Of course, in Captive, these hardships are adventures, and often kinky and erotic, and are much like the Capture Sims here in SL, where men chase girls shooting arrows at them, and then drag them off for an hour or two of sexual rp.   While later, in Dancer, these hardships involve being owned by disgusting men or in Slave Girl, where they involved being raped by asshole young boys.

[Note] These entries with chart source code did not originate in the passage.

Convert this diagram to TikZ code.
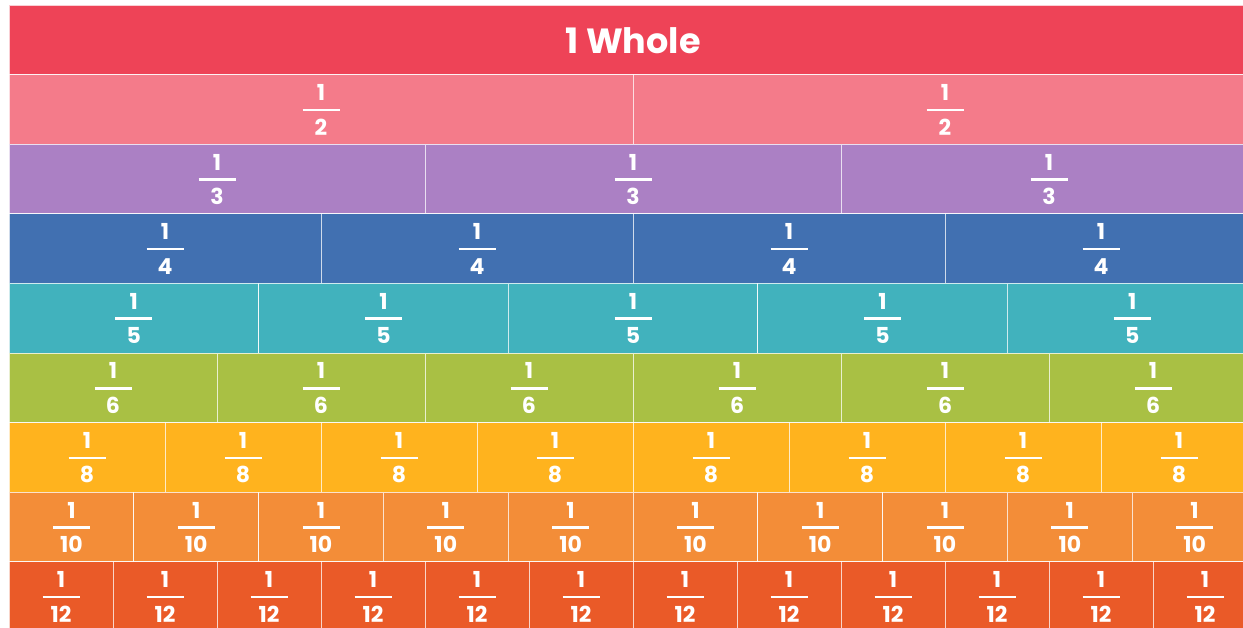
\documentclass[tikz,border=0pt]{standalone}
\usepackage{fontspec}
\setmainfont{Poppins}
\definecolor{rowA}{HTML}{EE4357}
\definecolor{rowB}{HTML}{F47B8A}
\definecolor{rowC}{HTML}{AB80C4}
\definecolor{rowD}{HTML}{4170B1}
\definecolor{rowE}{HTML}{41B2BD}
\definecolor{rowF}{HTML}{A9C044}
\definecolor{rowG}{HTML}{FFB31E}
\definecolor{rowH}{HTML}{F38D38}
\definecolor{rowI}{HTML}{EA5A28}
\tikzset{
  cell/.style={rectangle, draw=white, draw opacity=0.75, line width=0.9pt, inner sep=0pt, outer sep=0pt},
  num/.style={text=white, font=\fontsize{22}{22}\selectfont\bfseries, inner sep=0pt},
  whole/.style={text=white, font=\fontsize{35}{35}\selectfont\bfseries, inner sep=0pt},
  bar/.style={white, line width=2.5pt}
}
\begin{document}
\begin{tikzpicture}[x=1pt,y=-1pt]
\useasboundingbox (0,0) rectangle (1243,627);
\fill[white] (0,0) rectangle (1243,627);
\clip (0,0) rectangle (1243,627);
\foreach \d/\col [count=\r from 0] in {1/rowA,2/rowB,3/rowC,4/rowD,5/rowE,6/rowF,8/rowG,10/rowH,12/rowI} {
  \pgfmathsetmacro\top{5+69.6*\r}
  \pgfmathsetmacro\w{1248/\d}
  \foreach \k in {1,...,\d} {
    \node[cell, fill=\col, minimum width=\w pt, minimum height=69.6pt] (c\r-\k) at ({9+\w*(\k-0.5)}, {\top+34.8}) {};
    \ifnum\d=1
      \node[whole] (t\r-\k) at ([yshift=-1pt]c\r-\k.center) {1 Whole};
    \else
      \node[num] (n\r-\k) at ([yshift=17pt]c\r-\k.center) {1};
      \node[num] (d\r-\k) at ([yshift=-17.5pt]c\r-\k.center) {\d};
      \draw[bar] ([xshift=-18.5pt,yshift=-0.5pt]c\r-\k.center) -- ([xshift=18.5pt,yshift=-0.5pt]c\r-\k.center);
    \fi
  }
}
\end{tikzpicture}
\end{document}
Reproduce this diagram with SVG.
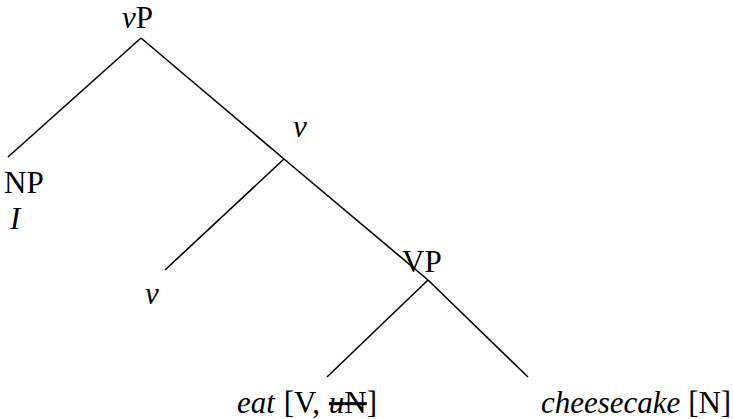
<svg xmlns="http://www.w3.org/2000/svg" width="733" height="419" viewBox="0 0 733 419">
<style>
text{font-family:"Liberation Serif","Times New Roman",serif;font-size:31px;fill:#000}
.i{font-style:italic}
.e line{stroke:#000;stroke-width:1.6}
</style>
<rect width="733" height="419" fill="#fff"/>
<g id="edges" class="e">
<line x1="141" y1="38" x2="8" y2="157"/>
<line x1="141" y1="38" x2="284" y2="159"/>
<line x1="284" y1="159" x2="165" y2="270"/>
<line x1="284" y1="159" x2="428" y2="280"/>
<line x1="428" y1="280" x2="327" y2="377"/>
<line x1="428" y1="280" x2="528" y2="377"/>
</g>
<g id="vP"><text x="122" y="28"><tspan class="i">v</tspan>P</text></g>
<g id="NP"><text x="4" y="193">NP</text><text x="10" y="229" class="i">I</text></g>
<g id="vbar"><text x="293" y="137" class="i">v</text></g>
<g id="v"><text x="145" y="304" class="i">v</text></g>
<g id="VP"><text x="402" y="272">VP</text></g>
<g id="eat"><text x="237" y="413" word-spacing="1"><tspan class="i">eat</tspan> [V, <tspan class="i" text-decoration="line-through">u</tspan><tspan text-decoration="line-through">N</tspan>]</text></g>
<g id="cheesecake"><text x="541" y="413"><tspan class="i">cheesecake</tspan> [N]</text></g>
</svg>
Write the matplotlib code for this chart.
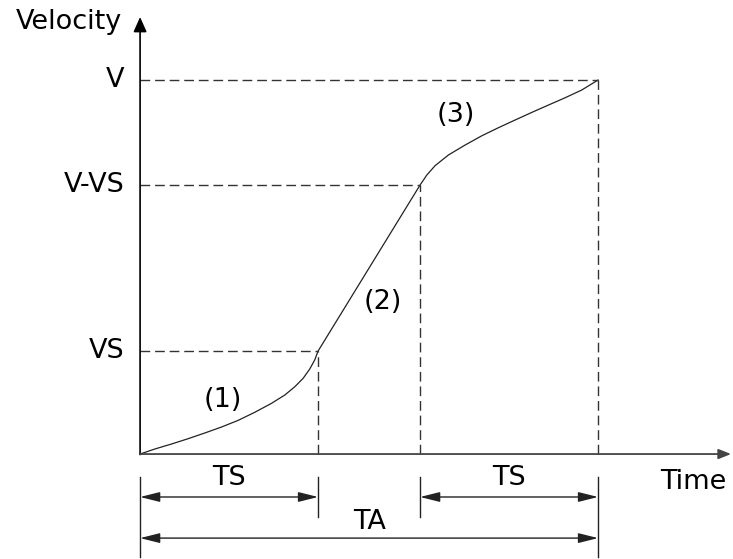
import matplotlib
matplotlib.use('Agg')
import matplotlib.pyplot as plt
import numpy as np

plt.rcParams['font.family'] = ['DejaVu Sans']

# time marks: 0, TS, TA-TS, TA   (unit = TS)
time_marks = [0.0, 1.0, 1.573, 2.573]
# velocity marks (unit = VS)
vel_marks = [1.0, 2.612, 3.631]
vel_labels = ['VS', 'V-VS', 'V']

# segment (1): jerk-up phase
seg1_t = [0.0, 0.083, 0.176, 0.270, 0.363, 0.457, 0.551, 0.644,
          0.738, 0.813, 0.869, 0.916, 0.953, 0.981, 1.0]
seg1_v = [0.0, 0.049, 0.097, 0.149, 0.204, 0.262, 0.327, 0.405,
          0.492, 0.573, 0.653, 0.735, 0.825, 0.913, 1.0]
# segment (3): jerk-down phase
seg3_t = [1.573, 1.611, 1.657, 1.732, 1.826, 1.920, 2.013, 2.107,
          2.201, 2.294, 2.388, 2.481, 2.573]
seg3_v = [2.612, 2.709, 2.799, 2.903, 3.000, 3.090, 3.168, 3.243,
          3.317, 3.388, 3.459, 3.534, 3.631]

seg_names = ['(1)', '(2)', '(3)']
seg_label_pos = [(0.466, 0.524), (1.365, 1.476), (1.775, 3.291)]

fig = plt.figure(figsize=(7.33, 5.59), dpi=100)
ax = fig.add_axes([0, 0, 1, 1])
ax.set_xlim(-0.787, 3.331)
ax.set_ylim(-1.019, 4.408)
ax.axis('off')

# the S-curve, all three phases in one line
curve_t = seg1_t + seg3_t
curve_v = seg1_v + seg3_v
ax.plot(curve_t, curve_v, color='#222222', lw=0.9, solid_joinstyle='round')

# dashed guides
dash = dict(color='#333333', lw=1.0, dashes=(7, 3.5))
ax.plot([0, time_marks[1]], [vel_marks[0]] * 2, **dash)
ax.plot([0, time_marks[2]], [vel_marks[1]] * 2, **dash)
ax.plot([0, time_marks[3]], [vel_marks[2]] * 2, **dash)
ax.plot([time_marks[1]] * 2, [0, vel_marks[0]], **dash)
ax.plot([time_marks[2]] * 2, [0, vel_marks[1]], **dash)
ax.plot([time_marks[3]] * 2, [0, vel_marks[2]], **dash)

# axes with arrows
ax.annotate('', xy=(0, 4.243), xytext=(0, -0.005),
            arrowprops=dict(arrowstyle='-|>,head_length=0.9,head_width=0.4',
                            mutation_scale=10, color='black', lw=1.2,
                            shrinkA=0, shrinkB=0))
ax.annotate('', xy=(3.32, 0), xytext=(0, 0),
            arrowprops=dict(arrowstyle='-|>,head_length=0.75,head_width=0.3',
                            mutation_scale=10, color='#444444', lw=1.3,
                            shrinkA=0, shrinkB=0))

fs = 19.5
ax.text(-0.1, 4.19, 'Velocity', ha='right', va='center', fontsize=fs)
ax.text(3.107, -0.272, 'Time', ha='center', va='center', fontsize=fs)
for v, lab in zip(vel_marks, vel_labels):
    ax.text(-0.09, v, lab, ha='right', va='center', fontsize=fs)

for name, (tx, vy) in zip(seg_names, seg_label_pos):
    ax.text(tx, vy, name, ha='center', va='center', fontsize=fs)

# dimension lines
ext = dict(color='#222222', lw=1.0)
ax.plot([time_marks[0]] * 2, [-0.223, -1.0], **ext)
ax.plot([time_marks[1]] * 2, [-0.223, -0.61], **ext)
ax.plot([time_marks[2]] * 2, [-0.223, -0.61], **ext)
ax.plot([time_marks[3]] * 2, [-0.223, -1.0], **ext)

dim_arrow = dict(arrowstyle='<|-|>,head_length=1.2,head_width=0.3',
                 mutation_scale=10, color='#222222', lw=1.0,
                 shrinkA=0, shrinkB=0)
ax.annotate('', xy=(time_marks[0], -0.417), xytext=(time_marks[1], -0.417),
            arrowprops=dim_arrow)
ax.annotate('', xy=(time_marks[2], -0.417), xytext=(time_marks[3], -0.417),
            arrowprops=dim_arrow)
ax.annotate('', xy=(time_marks[0], -0.816), xytext=(time_marks[3], -0.816),
            arrowprops=dim_arrow)

ax.text((time_marks[0] + time_marks[1]) / 2, -0.233, 'TS', ha='center', va='center', fontsize=fs)
ax.text((time_marks[2] + time_marks[3]) / 2, -0.233, 'TS', ha='center', va='center', fontsize=fs)
ax.text(1.29, -0.66, 'TA', ha='center', va='center', fontsize=fs)

fig.savefig('out.png', dpi=100)
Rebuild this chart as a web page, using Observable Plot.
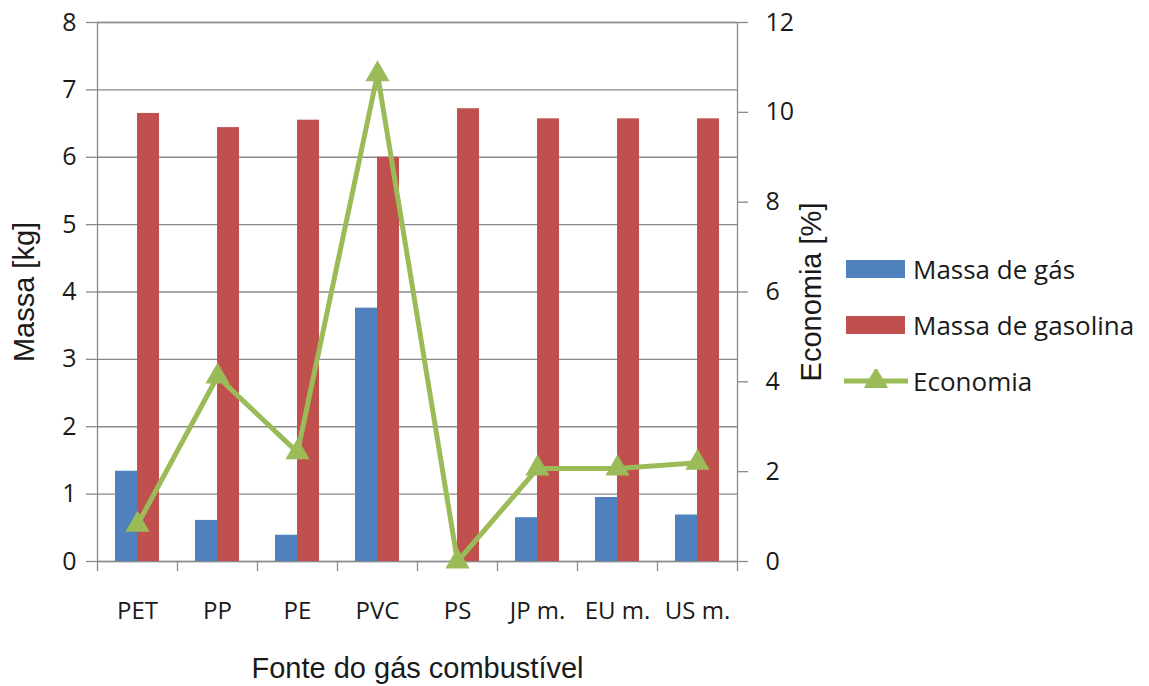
<!DOCTYPE html>
<html>
<head>
<meta charset="utf-8">
<script src="https://cdn.jsdelivr.net/npm/d3@7"></script>
<script src="https://cdn.jsdelivr.net/npm/@observablehq/plot@0.6"></script>
<style>
  html, body { margin: 0; padding: 0; background: #fff; }
  #wrap { position: relative; width: 1149px; height: 686px; }
  #legend { position: absolute; left: 844px; top: 241px; font-family: "Open Sans", sans-serif; font-size: 26px; color: #1a1a1a; }
  .row { display: flex; align-items: center; height: 56px; }
  .row svg { margin-right: 5px; }
</style>
</head>
<body>
<div id="wrap"><div id="legend"></div></div>
<script>
const categories = ["PET", "PP", "PE", "PVC", "PS", "JP m.", "EU m.", "US m."];
const massaGas = [1.34, 0.61, 0.39, 3.76, 0, 0.65, 0.95, 0.69];
const massaGasolina = [6.65, 6.44, 6.55, 6.0, 6.72, 6.57, 6.57, 6.57];
const economia = [0.82, 4.12, 2.43, 10.85, 0, 2.07, 2.07, 2.2];
const leftTicks = [0, 1, 2, 3, 4, 5, 6, 7, 8];
const rightTicks = [0, 2, 4, 6, 8, 10, 12];
const seriesNames = ["Massa de gás", "Massa de gasolina", "Economia"];
const colors = ["#4F81BD", "#C0504D", "#9BBB59"];

const W = 1149, H = 686;
const mL = 97, mR = 412, mT = 22, mB = 125;
const bw = (W - mL - mR) / categories.length;
const k = 8 / 12; // right axis -> left axis units
const tickLenData = 10 / ((H - mT - mB) / 8);

const rows = categories.map((c, i) => ({cat: c, gas: massaGas[i], gasolina: massaGasolina[i], eco: economia[i] * k}));

const gridColor = "#8a8a8a";
const font = "'Open Sans', sans-serif";

const chart = Plot.plot({
  width: W, height: H,
  marginLeft: mL, marginRight: mR, marginTop: mT, marginBottom: mB,
  style: {fontFamily: font, fontSize: "25px", color: "#1a1a1a", background: "transparent"},
  x: {type: "band", domain: categories, padding: 0},
  y: {domain: [0, 8]},
  marks: [
    Plot.gridY(leftTicks, {stroke: gridColor, strokeOpacity: 1, strokeWidth: 1.3}),
    Plot.frame({stroke: gridColor, strokeWidth: 1.3}),
    Plot.barY(rows, {x: "cat", y: "gas", fill: colors[0], insetLeft: 18, insetRight: bw - 40}),
    Plot.barY(rows, {x: "cat", y: "gasolina", fill: colors[1], insetLeft: 40, insetRight: bw - 62}),
    Plot.ruleX(categories, {x: d => d, dx: -bw / 2, y1: 0, y2: -tickLenData, stroke: gridColor, strokeWidth: 1.3}),
    Plot.ruleX(categories.slice(-1), {x: d => d, dx: bw / 2, y1: 0, y2: -tickLenData, stroke: gridColor, strokeWidth: 1.3}),
    Plot.line(rows, {x: "cat", y: "eco", stroke: colors[2], strokeWidth: 5, strokeLinejoin: "miter"}),
    Plot.dot(rows, {x: "cat", y: "eco", symbol: "triangle", r: 9, fill: colors[2], stroke: "none"}),
    Plot.axisY(leftTicks, {anchor: "left", tickSize: 11, tickPadding: 10, stroke: gridColor, strokeWidth: 1.3,
      tickFormat: d => String(d),
      label: "Massa [kg]", labelAnchor: "center", labelArrow: "none", labelOffset: 84,
      fontSize: 25}),
    Plot.axisY(rightTicks.map(v => v * k), {anchor: "right", tickSize: 10, tickPadding: 18, stroke: gridColor, strokeWidth: 1.3,
      tickFormat: d => String(Math.round(d / k)),
      label: "Economia [%]", labelAnchor: "center", labelArrow: "none", labelOffset: 83,
      fontSize: 25}),
    Plot.axisX(categories, {anchor: "bottom", tickSize: 0, tickPadding: 40,
      label: "Fonte do gás combustível", labelAnchor: "center", labelArrow: "none", labelOffset: 116,
      fontSize: 24})
  ]
});
document.getElementById("wrap").prepend(chart);

// axis titles in an Arial-like face
chart.querySelectorAll("g[aria-label='y-axis label'] text, g[aria-label='x-axis label'] text").forEach(t => {
  t.setAttribute("font-family", "'Liberation Sans', Arial, sans-serif");
  t.setAttribute("font-size", "29");
});

// legend
const legend = d3.select("#legend");
seriesNames.forEach((name, i) => {
  const row = legend.append("div").attr("class", "row");
  const svg = row.append("svg").attr("width", 64).attr("height", 24);
  if (i < 2) {
    svg.append("rect").attr("x", 2).attr("y", 3).attr("width", 59).attr("height", 18).attr("fill", colors[i]);
  } else {
    svg.append("line").attr("x1", 0).attr("x2", 64).attr("y1", 12).attr("y2", 12).attr("stroke", colors[2]).attr("stroke-width", 5);
    svg.append("path").attr("d", d3.symbol(d3.symbolTriangle, 9 * 9 * Math.PI)()).attr("transform", "translate(32,12)").attr("fill", colors[2]);
  }
  row.append("span").text(name);
});
</script>
</body>
</html>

In book after book, the girls are the real heroes.   They are pulled out of their comfort zones, thrown into desperate situations, and somehow they fight through it to find their true loves and end up cuddled up at their feet.  Fairy Tales.  And yet, the women of online Gor have, over the years, told me of their real life stories, full of cheating men, liars, and abusers, and men who act like little boys, and fail again and again to act with basic honor.   Many of the girls who have been in online Gor for some time have similar stories here, of deceit, and abandonment.   They struggle to find their place in a strange society and yet, like the girls in the novels, they never give up the search for that “right Man.”   So, are the books really demeaning to women?  Or are they actually demeaning to men.   The idea that if men would ever finally act like men, girls do not need months of classes to learn how to act like females, is a theme repeated again and again in these novels.   Many might view these four books as demeaning to women, but when you finally come to understand the message of them, they are much more demeaning to men.  And like all the Gor novels, are really a call to Men, to man up, and then , you might be surprised at what you might find at your side, or for some, even at their feet.